L’impiego della meccanizzazione, a differenza del lavoro manuale, riduce la possibilità di adattamento alle peculiarità ecologiche presenti all’interno di una stazione. In tale variabilità di condizioni, la stessa tecnica o lo stesso grado di manipolazione del suolo può determinare livelli assai diversi di degradazione. Aspetti socio-economici, organizzativi, ambientali, ecc. possono determinare un uso più o meno spinto o addirittura l’esclusione delle macchine.

Obiettivi della preparazione del terreno all’imboschimento e delle cure colturali

Con la preparazione del terreno e le successive cure colturali si perseguono obiettivi che, in alcuni casi, sono realizzabili solo con un certo grado di meccanizzazione.

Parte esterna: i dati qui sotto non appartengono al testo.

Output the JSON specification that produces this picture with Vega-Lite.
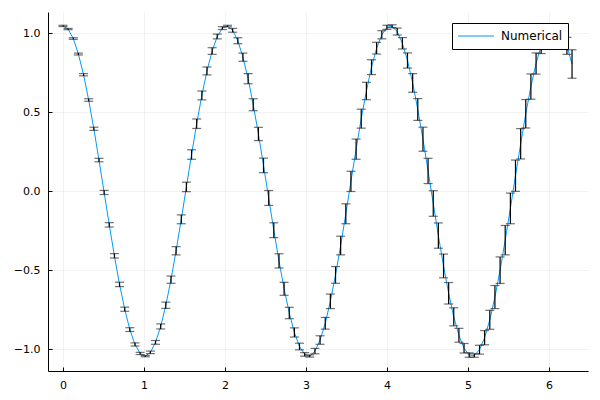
{
  "$schema": "https://vega.github.io/schema/vega-lite/v6.json",
  "width": 540,
  "height": 359,
  "autosize": "none",
  "padding": {"left": 48, "top": 12, "right": 12, "bottom": 29},
  "background": "white",
  "config": {
    "view": {"stroke": null},
    "font": "DejaVu Sans",
    "axis": {
      "grid": true,
      "gridColor": "#000000",
      "gridOpacity": 0.1,
      "gridWidth": 0.5,
      "domainColor": "#000000",
      "domainWidth": 1,
      "tickColor": "#000000",
      "tickSize": -4,
      "labelFontSize": 11,
      "labelColor": "#000000",
      "labelPadding": 12,
      "title": null
    }
  },
  "data": {"values": [
    {"t":0.000,"y":1.045,"err":0.004},{"t":0.063,"y":1.025,"err":0.004},{"t":0.127,"y":0.965,"err":0.005},{"t":0.190,"y":0.867,"err":0.006},{"t":0.254,"y":0.736,"err":0.007},
    {"t":0.317,"y":0.576,"err":0.008},{"t":0.381,"y":0.394,"err":0.010},{"t":0.444,"y":0.196,"err":0.011},{"t":0.508,"y":-0.009,"err":0.013},{"t":0.571,"y":-0.214,"err":0.014},
    {"t":0.635,"y":-0.410,"err":0.014},{"t":0.698,"y":-0.591,"err":0.014},{"t":0.762,"y":-0.748,"err":0.013},{"t":0.825,"y":-0.877,"err":0.012},{"t":0.889,"y":-0.971,"err":0.010},
    {"t":0.952,"y":-1.028,"err":0.007},{"t":1.015,"y":-1.045,"err":0.004},{"t":1.079,"y":-1.021,"err":0.008},{"t":1.142,"y":-0.958,"err":0.012},{"t":1.206,"y":-0.857,"err":0.016},
    {"t":1.269,"y":-0.723,"err":0.020},{"t":1.333,"y":-0.561,"err":0.023},{"t":1.396,"y":-0.378,"err":0.026},{"t":1.460,"y":-0.179,"err":0.028},{"t":1.523,"y":0.026,"err":0.030},
    {"t":1.587,"y":0.231,"err":0.030},{"t":1.650,"y":0.426,"err":0.030},{"t":1.714,"y":0.605,"err":0.028},{"t":1.777,"y":0.760,"err":0.025},{"t":1.841,"y":0.886,"err":0.021},
    {"t":1.904,"y":0.978,"err":0.015},{"t":1.967,"y":1.031,"err":0.009},{"t":2.031,"y":1.044,"err":0.005},{"t":2.094,"y":1.017,"err":0.012},{"t":2.158,"y":0.951,"err":0.019},
    {"t":2.221,"y":0.847,"err":0.026},{"t":2.285,"y":0.711,"err":0.032},{"t":2.348,"y":0.546,"err":0.038},{"t":2.412,"y":0.361,"err":0.042},{"t":2.475,"y":0.162,"err":0.046},
    {"t":2.539,"y":-0.044,"err":0.047},{"t":2.602,"y":-0.248,"err":0.047},{"t":2.666,"y":-0.442,"err":0.045},{"t":2.729,"y":-0.619,"err":0.041},{"t":2.793,"y":-0.772,"err":0.036},
    {"t":2.856,"y":-0.895,"err":0.029},{"t":2.919,"y":-0.984,"err":0.021},{"t":2.983,"y":-1.034,"err":0.011},{"t":3.046,"y":-1.044,"err":0.007},{"t":3.110,"y":-1.013,"err":0.017},
    {"t":3.173,"y":-0.943,"err":0.027},{"t":3.237,"y":-0.837,"err":0.037},{"t":3.300,"y":-0.698,"err":0.046},{"t":3.364,"y":-0.531,"err":0.053},{"t":3.427,"y":-0.345,"err":0.059},
    {"t":3.491,"y":-0.144,"err":0.063},{"t":3.554,"y":0.061,"err":0.064},{"t":3.618,"y":0.265,"err":0.064},{"t":3.681,"y":0.458,"err":0.060},{"t":3.745,"y":0.633,"err":0.055},
    {"t":3.808,"y":0.784,"err":0.047},{"t":3.871,"y":0.904,"err":0.037},{"t":3.935,"y":0.989,"err":0.026},{"t":3.998,"y":1.036,"err":0.013},{"t":4.062,"y":1.043,"err":0.009},
    {"t":4.125,"y":1.009,"err":0.022},{"t":4.189,"y":0.935,"err":0.036},{"t":4.252,"y":0.826,"err":0.048},{"t":4.316,"y":0.684,"err":0.059},{"t":4.379,"y":0.516,"err":0.069},
    {"t":4.443,"y":0.328,"err":0.076},{"t":4.506,"y":0.127,"err":0.080},{"t":4.570,"y":-0.079,"err":0.081},{"t":4.633,"y":-0.282,"err":0.080},{"t":4.697,"y":-0.474,"err":0.075},
    {"t":4.760,"y":-0.647,"err":0.068},{"t":4.823,"y":-0.796,"err":0.057},{"t":4.887,"y":-0.913,"err":0.044},{"t":4.950,"y":-0.995,"err":0.030},{"t":5.014,"y":-1.038,"err":0.014},
    {"t":5.077,"y":-1.041,"err":0.011},{"t":5.141,"y":-1.004,"err":0.028},{"t":5.204,"y":-0.928,"err":0.045},{"t":5.268,"y":-0.815,"err":0.060},{"t":5.331,"y":-0.671,"err":0.073},
    {"t":5.395,"y":-0.501,"err":0.084},{"t":5.458,"y":-0.311,"err":0.093},{"t":5.522,"y":-0.110,"err":0.097},{"t":5.585,"y":0.097,"err":0.099},{"t":5.649,"y":0.299,"err":0.096},
    {"t":5.712,"y":0.489,"err":0.090},{"t":5.775,"y":0.661,"err":0.080},{"t":5.839,"y":0.807,"err":0.067},{"t":5.902,"y":0.921,"err":0.051},{"t":5.966,"y":1.000,"err":0.033},
    {"t":6.029,"y":1.040,"err":0.014},{"t":6.093,"y":1.040,"err":0.014},{"t":6.156,"y":0.999,"err":0.035},{"t":6.220,"y":0.919,"err":0.054},{"t":6.283,"y":0.804,"err":0.090}
  ]},
  "encoding": {
    "x": {
      "field": "t", "type": "quantitative", "title": null,
      "scale": {"domain": [-0.185, 6.48], "nice": false, "zero": false},
      "axis": {"values": [0, 1, 2, 3, 4, 5, 6], "format": "d", "labelPadding": 12}
    }
  },
  "layer": [
    {
      "mark": {"type": "line", "strokeWidth": 1, "interpolate": "linear"},
      "encoding": {
        "y": {
          "field": "y", "type": "quantitative", "title": null,
          "scale": {"domain": [-1.139, 1.133], "nice": false, "zero": false},
          "axis": {"values": [-1, -0.5, 0, 0.5, 1], "format": ".1f", "labelPadding": 12}
        },
        "color": {
          "datum": "Numerical",
          "type": "nominal",
          "scale": {"range": ["#009AFA"]},
          "legend": {
            "title": null,
            "orient": "none",
            "legendX": 404,
            "legendY": 11,
            "symbolType": "stroke",
            "symbolSize": 1296,
            "clipHeight": 16,
            "labelFontSize": 12,
            "labelColor": "#000000",
            "labelOffset": 6,
            "strokeColor": "#000000",
            "fillColor": "#ffffff",
            "padding": 5,
            "encode": {
              "symbols": {
                "update": {
                  "stroke": {"value": "#009AFA"},
                  "strokeWidth": {"value": 1.2},
                  "opacity": {"value": 1},
                  "strokeOpacity": {"value": 1}
                }
              }
            }
          }
        }
      }
    },
    {
      "mark": {"type": "errorbar", "ticks": {"size": 9, "color": "#333333"}, "color": "#000000", "thickness": 1.2},
      "encoding": {
        "y": {"field": "y", "type": "quantitative", "title": null},
        "yError": {"field": "err"}
      }
    }
  ]
}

Tra questi potremmo ricordare:
• L’eliminazione e il controllo della vegetazione preesistente, in modo da favorire l’impianto e ridurre i fenomeni di competizione per acqua, luce ed elementi nutritivi;
• La creazione di migliori condizioni per l’impianto, l’attecchimento e il rapido e proporzionato sviluppo degli apparati radicali, con interventi che favoriscano l’areazione del suolo e riducano almeno inizialmente, la resistenza alla penetrazione degli apparati radicali;
• Il conseguimento di un elevato grado di produttività attraverso il miglioramento delle disponibilità nutritive del suolo (concentrare la sostanza organica e gli elementi nutritivi nelle vicinanze degli apparati radicali; favorire l’umificazione e la mineralizzazione della sostanza organica, ecc.), evitandone però una dispersione che vada a scapito della produttività nel lungo periodo;
• Il massimo sfruttamento delle acque piovane, soprattutto ove il regime pluviometrico è sfavorevole e il rapporto precipitazioni/evapotraspirazione è deficitario;
• La creazione di condizioni che favoriscano i successivi interventi colturali (diserbi, sfolli, ecc.) e le utilizzazioni boschive (diradamenti, tagli definitivi, ecc.).